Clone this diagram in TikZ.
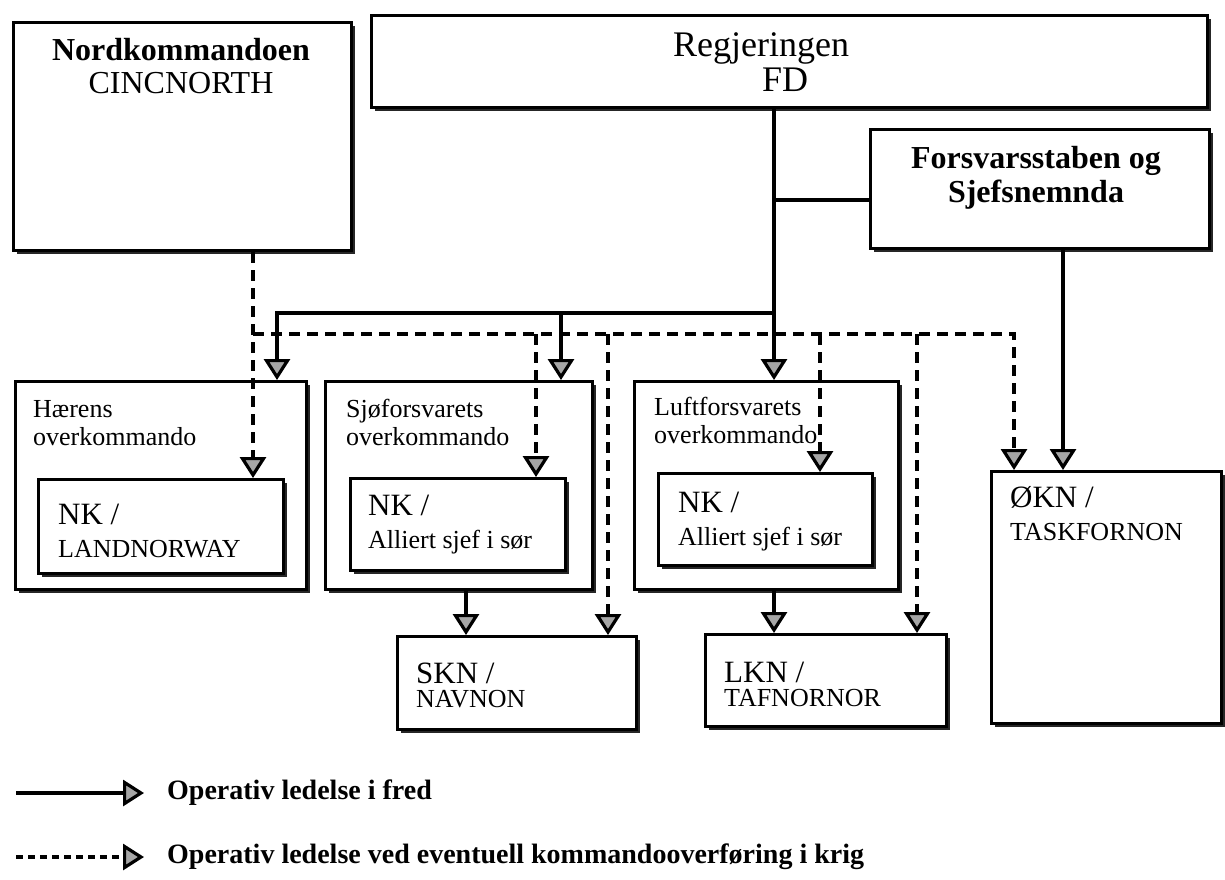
\documentclass[tikz,border=0pt]{standalone}
\usepackage{fontspec}
\setmainfont{Liberation Serif}
\usetikzlibrary{arrows.meta,shadows}

\begin{document}
\begin{tikzpicture}[x=1pt, y=-1pt,
    box/.style={draw, line width=3pt, fill=white, inner sep=0pt, anchor=north west,
        drop shadow={shadow xshift=3pt, shadow yshift=-3pt, fill=black, opacity=0.85}},
    txt/.style={anchor=base west, inner sep=0pt, font=\fontsize{26}{30}\selectfont},
    big/.style={anchor=base west, inner sep=0pt, font=\fontsize{31}{36}\selectfont},
    head/.style={anchor=base, inner sep=0pt, font=\fontsize{32}{38}\selectfont\bfseries},
    top/.style={anchor=base, inner sep=0pt, font=\fontsize{36}{40}\selectfont},
    note/.style={anchor=west, inner sep=0pt, font=\fontsize{28}{32}\selectfont\bfseries},
    peace/.style={line width=3.2pt, -{Triangle[width=26pt,length=21pt,fill=gray!70]}},
    war/.style={peace, dash pattern=on 11pt off 7pt},
]
\useasboundingbox (0,0) rectangle (1225,879);

% top level
\node[box, minimum width=338pt, minimum height=228pt] (nord) at (12,21) {};
\node[box, minimum width=836pt, minimum height=92pt] (reg) at (370,14) {};
\node[box, minimum width=339pt, minimum height=119pt] (fst) at (869,128) {};

\node[head] (nord1) at (181,60) {Nordkommandoen};
\node[top, font=\fontsize{32}{38}\selectfont] (nord2) at (181,93) {CINCNORTH};
\node[top] (reg1) at (761,56) {Regjeringen};
\node[top] (reg2) at (785,91) {FD};
\node[head] (fst1) at (1036,168) {Forsvarsstaben og};
\node[head] (fst2) at (1036,202) {Sjefsnemnda};

% overkommandoene
\node[box, minimum width=291pt, minimum height=208pt] (haer) at (14,380) {};
\node[box, minimum width=267pt, minimum height=208pt] (sjo) at (324,380) {};
\node[box, minimum width=264pt, minimum height=208pt] (luft) at (633,380) {};
\node[box, minimum width=230pt, minimum height=252pt] (okn) at (990,470) {};

\node[box, minimum width=245pt, minimum height=94pt] (nkl) at (37,478) {};
\node[box, minimum width=215pt, minimum height=92pt] (nks) at (349,477) {};
\node[box, minimum width=214pt, minimum height=92pt] (nkf) at (657,472) {};
\node[box, minimum width=239pt, minimum height=93pt] (skn) at (396,635) {};
\node[box, minimum width=241pt, minimum height=92pt] (lkn) at (704,633) {};

\node[txt] (haer1) at (33,417) {Hærens};
\node[txt] (haer2) at (33,445) {overkommando};
\node[txt] (sjo1) at (346,417) {Sjøforsvarets};
\node[txt] (sjo2) at (346,445) {overkommando};
\node[txt] (luft1) at (654,415) {Luftforsvarets};
\node[txt] (luft2) at (654,443) {overkommando};

\node[big] (nkl1) at (58,524) {NK /};
\node[txt] (nkl2) at (58,557) {LANDNORWAY};
\node[big] (nks1) at (368,515) {NK /};
\node[txt] (nks2) at (368,548) {Alliert sjef i sør};
\node[big] (nkf1) at (678,512) {NK /};
\node[txt] (nkf2) at (678,545) {Alliert sjef i sør};
\node[big] (skn1) at (416,683) {SKN /};
\node[txt] (skn2) at (416,707) {NAVNON};
\node[big] (lkn1) at (724,682) {LKN /};
\node[txt] (lkn2) at (724,706) {TAFNORNOR};
\node[big] (okn1) at (1010,507) {ØKN /};
\node[txt] (okn2) at (1010,540) {TASKFORNON};

% bus lines
\coordinate (sbus) at (774,313);
\coordinate (dbus) at (253,334);
\coordinate (xs1) at (277,0);
\coordinate (xs2) at (561,0);
\coordinate (xs3) at (466,0);
\coordinate (xs4) at (1063,0);
\coordinate (xd1) at (536,0);
\coordinate (xd2) at (608,0);
\coordinate (xd3) at (820,0);
\coordinate (xd4) at (917,0);
\coordinate (xd5) at (1014,0);

% fred
\draw[peace] (reg.south -| sbus) -- (sbus |- luft.north);
\draw[line width=3.2pt] (sbus |- fst.west) ++(0,11) -- ([yshift=-11pt]fst.west);
\draw[peace] (sbus) -- (sbus -| xs1) -- (xs1 |- haer.north);
\draw[peace] (sbus -| xs2) -- (xs2 |- sjo.north);
\draw[peace] (xs3 |- sjo.south) -- (xs3 |- skn.north);
\draw[peace] (sbus |- luft.south) -- (sbus |- lkn.north);
\draw[peace] (xs4 |- fst.south) -- (xs4 |- okn.north);

% krig
\draw[war] (dbus |- nord.south) -- (dbus |- nkl.north);
\draw[war] (dbus) -- (dbus -| xd5) -- (xd5 |- okn.north);
\draw[war] (dbus -| xd1) -- (xd1 |- nks.north);
\draw[war] (dbus -| xd2) -- (xd2 |- skn.north);
\draw[war] (dbus -| xd3) -- (xd3 |- nkf.north);
\draw[war] (dbus -| xd4) -- (xd4 |- lkn.north);

% legend
\node[note] (leg1) at (167,793) {Operativ ledelse i fred};
\node[note] (leg2) at (167,857) {Operativ ledelse ved eventuell kommandooverføring i krig};
\coordinate (lg1) at (16,793);
\coordinate (lg2) at (16,857);
\draw[peace] (lg1) -- ([xshift=-23pt]leg1.west);
\draw[war, dash pattern=on 7pt off 5pt] (lg2) -- ([xshift=-23pt]leg2.west);

\end{tikzpicture}
\end{document}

* Short problem
Reproduce each line exactly as it appears, omitting the pictures.

* Result
Clone this diagram in TikZ.
\documentclass[tikz,border=0pt]{standalone}
\usepackage{fontspec}
\setmainfont{Liberation Serif}
\usetikzlibrary{arrows.meta,shadows}

\begin{document}
\begin{tikzpicture}[x=1pt, y=-1pt,
    box/.style={draw, line width=3pt, fill=white, inner sep=0pt, anchor=north west,
        drop shadow={shadow xshift=3pt, shadow yshift=-3pt, fill=black, opacity=0.85}},
    txt/.style={anchor=base west, inner sep=0pt, font=\fontsize{26}{30}\selectfont},
    big/.style={anchor=base west, inner sep=0pt, font=\fontsize{31}{36}\selectfont},
    head/.style={anchor=base, inner sep=0pt, font=\fontsize{32}{38}\selectfont\bfseries},
    top/.style={anchor=base, inner sep=0pt, font=\fontsize{36}{40}\selectfont},
    note/.style={anchor=west, inner sep=0pt, font=\fontsize{28}{32}\selectfont\bfseries},
    peace/.style={line width=3.2pt, -{Triangle[width=26pt,length=21pt,fill=gray!70]}},
    war/.style={peace, dash pattern=on 11pt off 7pt},
]
\useasboundingbox (0,0) rectangle (1225,879);

% top level
\node[box, minimum width=338pt, minimum height=228pt] (nord) at (12,21) {};
\node[box, minimum width=836pt, minimum height=92pt] (reg) at (370,14) {};
\node[box, minimum width=339pt, minimum height=119pt] (fst) at (869,128) {};

\node[head] (nord1) at (181,60) {Nordkommandoen};
\node[top, font=\fontsize{32}{38}\selectfont] (nord2) at (181,93) {CINCNORTH};
\node[top] (reg1) at (761,56) {Regjeringen};
\node[top] (reg2) at (785,91) {FD};
\node[head] (fst1) at (1036,168) {Forsvarsstaben og};
\node[head] (fst2) at (1036,202) {Sjefsnemnda};

% overkommandoene
\node[box, minimum width=291pt, minimum height=208pt] (haer) at (14,380) {};
\node[box, minimum width=267pt, minimum height=208pt] (sjo) at (324,380) {};
\node[box, minimum width=264pt, minimum height=208pt] (luft) at (633,380) {};
\node[box, minimum width=230pt, minimum height=252pt] (okn) at (990,470) {};

\node[box, minimum width=245pt, minimum height=94pt] (nkl) at (37,478) {};
\node[box, minimum width=215pt, minimum height=92pt] (nks) at (349,477) {};
\node[box, minimum width=214pt, minimum height=92pt] (nkf) at (657,472) {};
\node[box, minimum width=239pt, minimum height=93pt] (skn) at (396,635) {};
\node[box, minimum width=241pt, minimum height=92pt] (lkn) at (704,633) {};

\node[txt] (haer1) at (33,417) {Hærens};
\node[txt] (haer2) at (33,445) {overkommando};
\node[txt] (sjo1) at (346,417) {Sjøforsvarets};
\node[txt] (sjo2) at (346,445) {overkommando};
\node[txt] (luft1) at (654,415) {Luftforsvarets};
\node[txt] (luft2) at (654,443) {overkommando};

\node[big] (nkl1) at (58,524) {NK /};
\node[txt] (nkl2) at (58,557) {LANDNORWAY};
\node[big] (nks1) at (368,515) {NK /};
\node[txt] (nks2) at (368,548) {Alliert sjef i sør};
\node[big] (nkf1) at (678,512) {NK /};
\node[txt] (nkf2) at (678,545) {Alliert sjef i sør};
\node[big] (skn1) at (416,683) {SKN /};
\node[txt] (skn2) at (416,707) {NAVNON};
\node[big] (lkn1) at (724,682) {LKN /};
\node[txt] (lkn2) at (724,706) {TAFNORNOR};
\node[big] (okn1) at (1010,507) {ØKN /};
\node[txt] (okn2) at (1010,540) {TASKFORNON};

% bus lines
\coordinate (sbus) at (774,313);
\coordinate (dbus) at (253,334);
\coordinate (xs1) at (277,0);
\coordinate (xs2) at (561,0);
\coordinate (xs3) at (466,0);
\coordinate (xs4) at (1063,0);
\coordinate (xd1) at (536,0);
\coordinate (xd2) at (608,0);
\coordinate (xd3) at (820,0);
\coordinate (xd4) at (917,0);
\coordinate (xd5) at (1014,0);

% fred
\draw[peace] (reg.south -| sbus) -- (sbus |- luft.north);
\draw[line width=3.2pt] (sbus |- fst.west) ++(0,11) -- ([yshift=-11pt]fst.west);
\draw[peace] (sbus) -- (sbus -| xs1) -- (xs1 |- haer.north);
\draw[peace] (sbus -| xs2) -- (xs2 |- sjo.north);
\draw[peace] (xs3 |- sjo.south) -- (xs3 |- skn.north);
\draw[peace] (sbus |- luft.south) -- (sbus |- lkn.north);
\draw[peace] (xs4 |- fst.south) -- (xs4 |- okn.north);

% krig
\draw[war] (dbus |- nord.south) -- (dbus |- nkl.north);
\draw[war] (dbus) -- (dbus -| xd5) -- (xd5 |- okn.north);
\draw[war] (dbus -| xd1) -- (xd1 |- nks.north);
\draw[war] (dbus -| xd2) -- (xd2 |- skn.north);
\draw[war] (dbus -| xd3) -- (xd3 |- nkf.north);
\draw[war] (dbus -| xd4) -- (xd4 |- lkn.north);

% legend
\node[note] (leg1) at (167,793) {Operativ ledelse i fred};
\node[note] (leg2) at (167,857) {Operativ ledelse ved eventuell kommandooverføring i krig};
\coordinate (lg1) at (16,793);
\coordinate (lg2) at (16,857);
\draw[peace] (lg1) -- ([xshift=-23pt]leg1.west);
\draw[war, dash pattern=on 7pt off 5pt] (lg2) -- ([xshift=-23pt]leg2.west);

\end{tikzpicture}
\end{document}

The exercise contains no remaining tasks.